I've tried this PHP command:

preg_replace("/!([0-9]) (.*) !/U", "<div class=\"x\\1\">\\2</div>\n!", $txt)

But that produces this output:

<div class="x1">aaa</div>
!2 bb bb <div class="x5">cc cc cc</div>
!4 dd

It's obvious that the last field (!4 dd) is not matched, since it doesn't have a final !. And I assume that the second field (!2 bb bb) is not matched because its initial ! actually comes from the replacement of the first string.

So, I guess I know why it isn't working, but I can't work out how to do this correctly.

Answer 1

You can use

echo preg_replace('~!(\d+)\s*(.*?)\s*(?=!\d|$)~s', "<div class=\"x\$1\">\$2</div>\n", $txt);

See the regex demo and the PHP demo.
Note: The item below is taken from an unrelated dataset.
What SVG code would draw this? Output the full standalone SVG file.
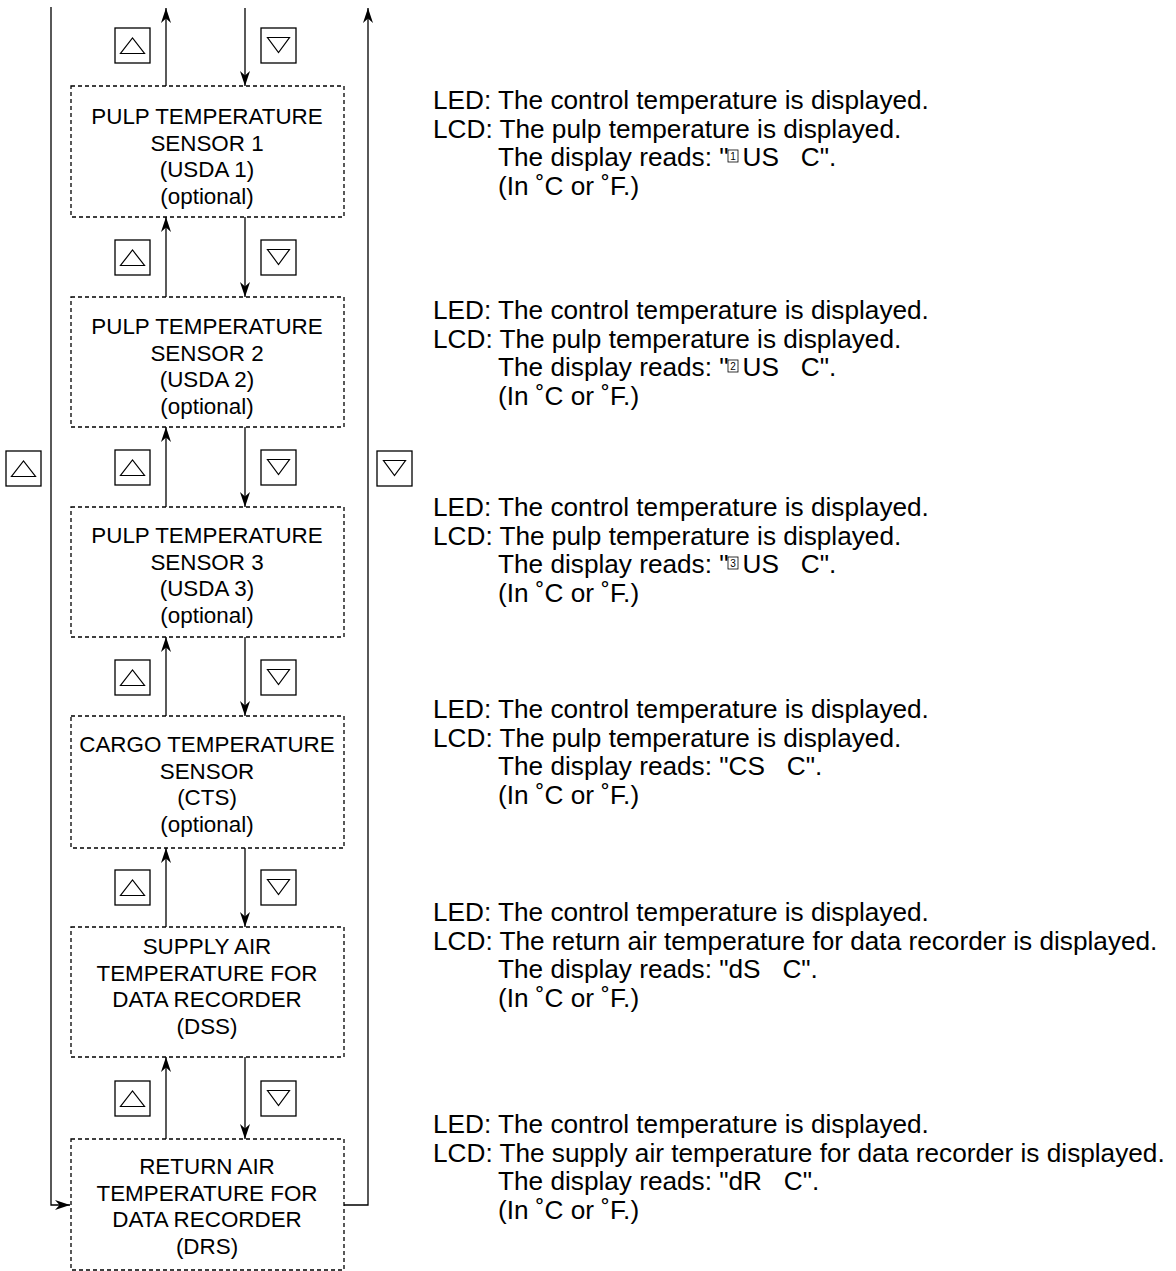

Details:

• ! - a ! char
• (\d+) - Group 1: one or more digits
• \s* - zero or more whitespaces
• (.*?) - Group 2: any zero or more chars as few as possible
• \s* - zero or more whitespaces
• (?=!\d|$) - a positive lookahead that matches a location that is immediately followed with a ! + digit or end of string.